Profitons des tensions actuelles sur les taux longs pour accumuler des positions afin d’être bien armés le jour du flattening de courbe.

Fin 2021, nous mettions en garde les investisseurs à propos des taux réels: nous estimions que les TIPS devenaient dangereux, une fausse bonne idée par excellence avec des rendements trop bas couplés à des breakevens trop élevés. Ce début d’année corrobore ces craintes. Depuis la clôture du 31 décembre, le rendement du 30 ans Treasury est passé de 1,90% à 2,13% (+23 points de base) mais dans le même temps, le rendement réel du 30y TIPS est monté de -0,46% à -0,13% (+33 bp). Dix points de base d’écart, pour des animaux à duration proche de 25, ce n’est pas négligeable. Les craintes inflationnistes ont atteint leur sommet fin 2021, la Fed s’attaque à l’inflation, les taux réels sont à risque. 

Nous allons entendre de plus en plus de stratèges nous mettre en garde contre le risque d’erreur de politique monétaire de la Fed qui a la main trop lourde après avoir trop tardé (et campé sur son fameux «transitoire» que nous élisons mot de l’année 2021!).

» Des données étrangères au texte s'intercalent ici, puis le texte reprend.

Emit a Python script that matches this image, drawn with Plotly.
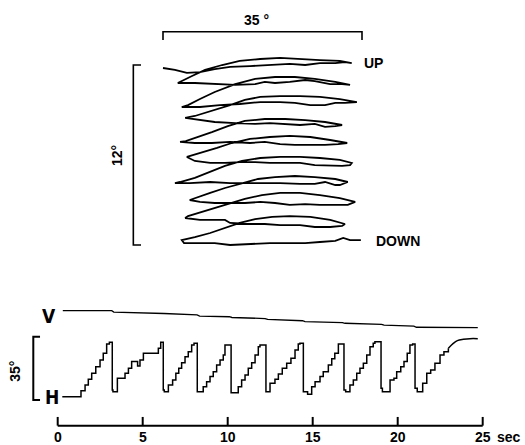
import plotly.graph_objects as go

# ---------------- data ----------------
# Top panel: eye-position scan path (horizontal deg, vertical deg)
scan_x_deg = [
    0.0, 2.1, 4.2, 6.5, 9.1, 11.8, 15.3, 18.8, 22.3, 25.0, 27.6, 30.3, 32.0, 33.2,
    31.1, 27.6, 24.1, 20.6, 17.1, 13.5, 10.4, 7.4, 5.1, 3.5, 2.6,
    5.6, 9.1, 12.7, 16.2, 17.9, 19.7, 22.3, 25.0, 26.7, 29.4, 31.5, 32.9,
    30.3, 26.7, 23.2, 19.7, 16.2, 12.7, 9.1, 6.5, 4.4, 3.3,
    6.5, 10.0, 13.5, 17.1, 20.6, 23.2, 25.9, 28.5, 30.3, 32.0, 34.1,
    31.1, 27.6, 24.1, 20.6, 17.1, 14.4, 11.8, 8.6, 5.6, 3.9,
    6.5, 9.1, 12.7, 16.2, 18.8, 21.5, 24.1, 26.7, 28.5, 30.3, 31.5,
    28.5, 25.0, 21.5, 17.9, 14.4, 11.4, 8.6, 6.2, 4.0, 3.0,
    5.6, 8.6, 11.8, 15.3, 17.9, 20.6, 23.2, 25.9, 28.5, 30.8, 32.4,
    29.4, 25.9, 22.3, 18.8, 15.3, 12.1, 9.5, 7.0, 5.1, 4.2,
    5.6, 8.3, 10.9, 13.5, 16.2, 18.8, 21.5, 24.1, 26.7, 29.4, 31.5, 32.9, 33.2,
    31.1, 27.6, 24.1, 20.6, 17.1, 13.9, 10.9, 8.3, 5.6, 3.0, 2.1,
    4.7, 8.3, 11.8, 15.3, 17.9, 20.6, 24.1, 26.7, 28.5, 30.3, 31.1, 32.5,
    30.3, 26.7, 23.2, 19.7, 16.7, 13.9, 10.9, 8.3, 6.2, 4.7,
    6.5, 9.1, 11.8, 14.4, 17.1, 19.7, 22.3, 25.0, 27.6, 30.3, 32.5, 33.8,
    31.1, 27.6, 24.1, 20.6, 17.4, 14.4, 11.4, 8.6, 6.0, 4.4, 3.9,
    6.5, 9.1, 10.9, 11.8, 15.3, 17.9, 20.6, 24.1, 26.7, 29.4, 31.5, 32.0,
    29.4, 25.9, 22.3, 19.2, 16.2, 13.5, 10.9, 8.3, 5.6, 3.9, 3.3,
    3.7, 6.5, 9.1, 11.8, 15.3, 18.8, 22.3, 25.0, 27.6, 30.3, 31.7, 32.9, 34.1, 34.8,
]
scan_y_deg = [
    11.8, 11.67, 11.47, 11.53, 11.73, 11.87, 11.93, 12.0, 12.07, 12.0, 12.13, 12.13, 12.2, 12.13,
    12.27, 12.33, 12.4, 12.47, 12.4, 12.27, 12.0, 11.67, 11.27, 11.0, 10.8,
    10.8, 10.73, 10.67, 10.73, 10.87, 10.8, 10.87, 11.0, 10.93, 10.73, 10.73, 10.67,
    10.87, 11.07, 11.2, 11.2, 11.07, 10.73, 10.2, 9.73, 9.33, 9.2,
    9.2, 9.33, 9.4, 9.53, 9.53, 9.47, 9.33, 9.33, 9.47, 9.47, 9.53,
    9.73, 9.87, 9.93, 9.93, 9.87, 9.67, 9.33, 8.93, 8.6, 8.47,
    8.33, 8.2, 8.13, 8.07, 8.13, 8.07, 8.0, 8.07, 7.87, 7.93, 8.0,
    8.2, 8.33, 8.4, 8.4, 8.27, 7.93, 7.53, 7.2, 6.93, 6.87,
    6.8, 6.8, 6.87, 6.8, 6.87, 6.73, 6.67, 6.67, 6.67, 6.73, 6.8,
    7.0, 7.2, 7.27, 7.2, 7.07, 6.8, 6.47, 6.2, 6.0, 5.87,
    5.6, 5.47, 5.47, 5.53, 5.53, 5.47, 5.47, 5.47, 5.33, 5.27, 5.27, 5.33, 5.47,
    5.67, 5.8, 5.87, 5.87, 5.8, 5.6, 5.27, 4.87, 4.47, 4.2, 4.13,
    4.13, 4.2, 4.13, 4.13, 4.13, 4.13, 4.07, 4.07, 4.2, 4.0, 4.0, 4.2,
    4.4, 4.53, 4.6, 4.53, 4.4, 4.13, 3.8, 3.47, 3.2, 3.0,
    2.87, 2.8, 2.8, 2.8, 2.87, 2.8, 2.67, 2.73, 2.67, 2.67, 2.67, 2.87,
    3.13, 3.33, 3.47, 3.47, 3.33, 3.07, 2.73, 2.4, 2.13, 1.93, 1.8,
    1.67, 1.67, 1.67, 1.47, 1.4, 1.4, 1.33, 1.33, 1.2, 1.2, 1.27, 1.4,
    1.67, 1.87, 1.93, 1.87, 1.73, 1.47, 1.13, 0.8, 0.53, 0.4, 0.33,
    0.13, 0.13, 0.13, 0.0, 0.07, 0.13, 0.13, 0.13, 0.2, 0.27, 0.47, 0.33, 0.33, 0.33,
]

# Bottom panel: horizontal eye position H (deg) vs time (s), step-wise record
h_time = [
    0.27, 1.37, 1.61, 1.80, 2.00, 2.24, 2.49, 2.68, 2.88, 3.04, 3.21, 3.25,
    3.51, 3.96, 4.16, 4.35, 4.70, 4.84, 5.04, 5.92, 6.06, 6.21, 6.27,
    6.51, 6.76, 6.95, 7.12, 7.29, 7.49, 7.68, 7.88, 8.02, 8.21,
    8.56, 8.76, 8.96, 9.15, 9.35, 9.55, 9.74, 9.84, 10.20,
    10.62, 10.82, 11.02, 11.21, 11.41, 11.61, 11.80, 11.90, 12.25,
    12.49, 12.78, 12.98, 13.21, 13.47, 13.72, 13.96, 14.15, 14.25, 14.45, 14.70,
    14.94, 15.14, 15.43, 15.62, 15.92, 16.12, 16.30, 16.51, 16.84, 16.94,
    17.19, 17.39, 17.59, 17.78, 17.98, 18.18, 18.37, 18.56, 18.66, 19.02, 19.10,
    19.55, 19.78, 19.94, 20.18, 20.37, 20.56, 20.72, 20.88, 21.02, 21.15,
    21.47, 21.71, 21.94, 22.19, 22.49, 22.72, 22.98,
]
h_deg = [
    0.0, 3.3, 6.5, 9.6, 12.9, 16.6, 20.3, 24.0, 29.1, 30.1, 3.7, 2.76,
    10.2, 12.9, 15.7, 19.4, 17.0, 20.3, 24.0, 26.8, 30.1, 3.7, 2.76,
    6.5, 9.2, 12.9, 15.7, 18.8, 22.1, 24.9, 28.6, 29.5, 2.76,
    5.5, 8.3, 11.1, 13.8, 17.5, 20.3, 23.1, 28.6, 2.2,
    5.5, 9.2, 12.0, 15.7, 18.8, 23.1, 27.6, 28.6, 2.76,
    7.4, 9.6, 12.6, 15.7, 18.5, 21.2, 25.8, 29.1, 29.5, 2.76, 1.3,
    5.5, 8.3, 11.1, 13.8, 17.5, 21.0, 24.0, 29.1, 3.7, 2.76,
    6.5, 9.2, 12.9, 15.7, 18.5, 23.1, 27.6, 29.5, 30.4, 4.6, 2.76,
    9.2, 10.2, 13.8, 16.6, 19.4, 24.0, 28.6, 29.1, 4.6, 2.76,
    7.4, 12.9, 14.8, 18.5, 23.1, 24.9, 26.8,
]
h_tail_time = [22.98, 23.27, 23.51, 23.86, 24.25, 24.71]
h_tail_deg = [26.8, 29.5, 31.0, 31.7, 32.1, 32.1]

# Vertical eye position V (deg, relative to start) vs time (s)
v_time = [0.30, 3.18, 3.30, 6.10, 6.25, 8.20, 8.35, 10.10, 10.25, 12.20, 12.35,
          14.40, 14.55, 16.75, 16.90, 19.05, 19.20, 20.95, 21.10, 24.71]
v_deg = [0.0, 0.0, -0.8, -1.2, -1.6, -2.4, -3.0, -3.4, -3.8, -4.4, -4.9,
         -5.6, -6.1, -6.6, -7.0, -7.6, -8.0, -8.6, -9.2, -9.4]

time_ticks = [0, 5, 10, 15, 20, 25]
time_tick_labels = ["0", "5", "10", "15", "20", "25"]
time_unit = "sec"
scan_h_scale_deg = 35
scan_v_scale_deg = 12
record_scale_deg = 35

# ---------------- layout constants ----------------
V_OFFSET = 47.6          # vertical display offset of V record above H
INK = "black"
TXT_FONT = dict(family="Liberation Sans, Arial, sans-serif", size=14, color=INK, weight="bold")
NARROW_FONT = dict(family="Liberation Sans Narrow, DejaVu Sans Condensed, sans-serif",
                   size=19, color=INK, weight="bold")

fig = go.Figure()

fig.add_trace(go.Scatter(x=scan_x_deg, y=scan_y_deg, mode="lines",
                         line=dict(color=INK, width=1.8), xaxis="x", yaxis="y",
                         hoverinfo="skip"))
fig.add_trace(go.Scatter(x=h_time, y=h_deg, mode="lines",
                         line=dict(color=INK, width=1.5, shape="hv"),
                         xaxis="x2", yaxis="y2", hoverinfo="skip"))
fig.add_trace(go.Scatter(x=h_tail_time, y=h_tail_deg, mode="lines",
                         line=dict(color=INK, width=1.5, shape="spline"),
                         xaxis="x2", yaxis="y2", hoverinfo="skip"))
fig.add_trace(go.Scatter(x=v_time, y=[v + V_OFFSET for v in v_deg], mode="lines",
                         line=dict(color=INK, width=1.3),
                         xaxis="x2", yaxis="y2", hoverinfo="skip"))

shapes = []
# top scale bars
hb_y, hb_tick = 14.22, 13.67
shapes.append(dict(type="path", xref="x", yref="y",
                   path=f"M 0,{hb_tick} L 0,{hb_y} L {scan_h_scale_deg},{hb_y} L {scan_h_scale_deg},{hb_tick}",
                   line=dict(color=INK, width=1.6)))
vb_x, vb_tick = -5.22, -3.87
shapes.append(dict(type="path", xref="x", yref="y",
                   path=f"M {vb_tick},{scan_v_scale_deg} L {vb_x},{scan_v_scale_deg} L {vb_x},0 L {vb_tick},0",
                   line=dict(color=INK, width=1.6)))
# bottom scale bar
rb_x, rb_tick, rb_low = -1.435, -1.04, -1.8
shapes.append(dict(type="path", xref="x2", yref="y2",
                   path=f"M {rb_tick},{rb_low + record_scale_deg} L {rb_x},{rb_low + record_scale_deg} "
                        f"L {rb_x},{rb_low} L {rb_tick},{rb_low}",
                   line=dict(color=INK, width=2)))
# time axis
ax_y, tick_top = -16.0, -11.2
shapes.append(dict(type="line", xref="x2", yref="y2", x0=time_ticks[0], x1=time_ticks[-1],
                   y0=ax_y, y1=ax_y, line=dict(color=INK, width=2)))
for t in time_ticks:
    shapes.append(dict(type="line", xref="x2", yref="y2", x0=t, x1=t, y0=ax_y, y1=tick_top,
                       line=dict(color=INK, width=2)))

annotations = [
    dict(x=16.4, y=15.0, xref="x", yref="y", text=f"{scan_h_scale_deg} °", showarrow=False, font=TXT_FONT),
    dict(x=-8.1, y=6.0, xref="x", yref="y", text=f"{scan_v_scale_deg}°", showarrow=False,
         textangle=-90, font=TXT_FONT),
    dict(x=37.0, y=12.13, xref="x", yref="y", text="UP", showarrow=False, font=TXT_FONT),
    dict(x=41.4, y=0.27, xref="x", yref="y", text="DOWN", showarrow=False, font=TXT_FONT),
    dict(x=-0.51, y=44.6, xref="x2", yref="y2", text="V", showarrow=False, font=NARROW_FONT),
    dict(x=-0.35, y=0.0, xref="x2", yref="y2", text="H", showarrow=False, font=NARROW_FONT),
    dict(x=-2.51, y=13.8, xref="x2", yref="y2", text=f"{record_scale_deg}°", showarrow=False,
         textangle=-90, font=TXT_FONT),
    dict(x=26.55, y=-22.3, xref="x2", yref="y2", text=time_unit, showarrow=False,
         font=dict(TXT_FONT, size=14)),
]
for t, lab in zip(time_ticks, time_tick_labels):
    annotations.append(dict(x=t, y=-22.3, xref="x2", yref="y2", text=lab, showarrow=False,
                            font=dict(TXT_FONT, size=14)))

hidden = dict(visible=False, showgrid=False, zeroline=False, fixedrange=True, domain=[0, 1])
fig.update_layout(
    width=525, height=445,
    margin=dict(l=0, r=0, t=0, b=0),
    paper_bgcolor="white", plot_bgcolor="rgba(0,0,0,0)",
    showlegend=False,
    xaxis=dict(hidden, range=[-28.67, 63.67], anchor="y"),
    yaxis=dict(hidden, range=[-13.333, 16.333], anchor="x"),
    xaxis2=dict(hidden, range=[-3.394, 27.488], anchor="y2"),
    yaxis2=dict(hidden, range=[-26.71, 219.34], anchor="x2"),
    shapes=shapes,
    annotations=annotations,
)

fig.write_html("out.html")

Nous ne pouvons pas être en désaccord avec cette théorie puisque nous avons été parmi les premiers à tirer la sonnette d’alarme, ce qui semble encore plus justifié après cet invraisemblable QT. Profitons donc des tensions actuelles sur les taux longs pour accumuler des positions afin d’être bien armés le jour du flattening de courbe. Souvenons-nous du célèbre adage «markets are junkies, the drug is cheap money, the dealer is the Fed». Si la Fed met fin brutalement au «cheap money», comment croyez-vous que le sevrage des marchés va se dérouler?